Aux Etats-Unis, un accident de la route a causé la mort d’un passager. Ce dernier avait pris place à bord d’une voiture autonome Tesla équipée d’Autopilot, un système de pilotage automatique permettant au véhicule de se conduire tout seul. C’est la première fois qu’un accident mortel implique une voiture autonome.
Les autorités américaines ont diligenté une enquête sur les circonstances de cet accident. Selon les éléments recueillis par l’agence américaine de la sécurité routière (NHTSA), l'accident est survenu lorsqu'« un camion a pris un tournant à gauche en face de la Tesla à une intersection ». Ni le passager de la voiture ni le système Autopilot n’ont détecté la présence du camion. Par conséquent, les freins de la Tesla n’ont pas été enclenchés.

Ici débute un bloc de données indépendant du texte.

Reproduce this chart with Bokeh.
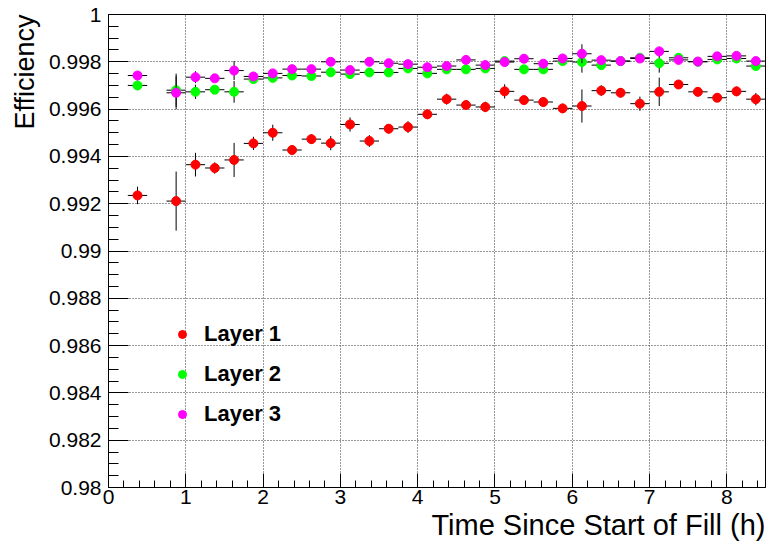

La production de voitures autonomes est en plein essor. Les machines, considérées comme plus sûres que l’être humain, ont pour objectif de réduire, à terme, la mortalité et les accidents de la route. Toutefois, avant que ces machines prennent la route pour de bon, de nombreuses questions nécessitent d’être résolues – y compris les plus lugubres.
Altruisme et survie
Par exemple, lors d’un freinage brusque, un conducteur peut être amené à écraser des piétons pour sauver sa peau, ou au contraire, à encastrer sa voiture dans un muret pour éviter le groupe, quitte à sacrifier sa propre existence. Mais que faire si le conducteur ne conduit pas, parce qu’il dispose d’une voiture autonome ? Quelle option va donc choisir le robot qui commande votre véhicule : vous préserver ? Ou vous tuer ?
Une équipe de chercheurs du CNRS, du MIT et de l’Université d’Oregon, s’est penchée sur la psychologie des conducteurs et sur celle qu’il conviendrait d’appliquer à la machine en cas d'accident de la route. Les travaux, publiés dans la revue Science, ont été menés aux Etats-Unis sur 2 000 participants interrogés à travers six enquêtes. Ils révèlent que sur le plan conceptuel, les citoyens adhèrent parfaitement à l’idée de sacrifier leur vie pour en sauver plusieurs. Plus de 75 % des sondés estiment que les voitures autonomes devraient choisir de tuer leur passager pour la survie du plus grand nombre – et ce, et même si le conducteur transporte ses enfants à bord.
Sur le plan conceptuel, donc, les sondés s’avèrent altruistes. En pratique, c’est moins évident. A la question : « Achèteriez-vous un véhicule qui choisirait de vous sacrifier pour sauver un groupe ? », les participants ont manifesté un sens de l’humanisme plus nuancé. En fait, la plupart d’entre eux préférait plutôt que les autres conducteurs acquièrent une telle voiture ; mais pour eux-mêmes, ils aimaient autant avoir un véhicule qui les protège.
"The Moral Machine"
Pour lever les difficultés liées à ces désirs peu conciliables, les chercheurs ont imaginé une législation qui imposerait aux véhicules d’adopter la logique du collectif, le principe du plus grand nombre de vies sauvées. Ce à quoi les sondés se sont montrés fermement opposés : dans un tel contexte législatif, peu seraient enclins à acquérir une voiture autonome.
Ces réglementations pourraient donc avoir l’effet inverse de celui escompté, alertent les chercheurs. Elles risquent « de coûter davantage de vies, en freinant l'adoption par les citoyens d'une voiture autonome, plus sûre que les véhicules actuels », résume dans un communiqué le CNRS.
Pour affiner le profil psychologique des hommes et des robots conducteurs, les chercheurs ont monté un portail sur Internet, baptisé « Moral Machine ». Les internautes sont invités à s’interroger sur leurs préférences : la voiture autonome doit-elle freiner tout droit sur les piétons, ou dévier à droite en écrasant les trois petits chiens qui traversent ? Sacrifier un homme ou plutôt une femme ? Les vieillards ou la famille ?
« L'objectif, pour les scientifiques, est d'identifier et d'étudier les situations pour lesquelles les personnes rencontrent le plus de difficultés à prendre une décision », précise le communiqué du CNRS. Et à terme, de mettre au point une « machine morale », à l’image de l’homme. Bon courage.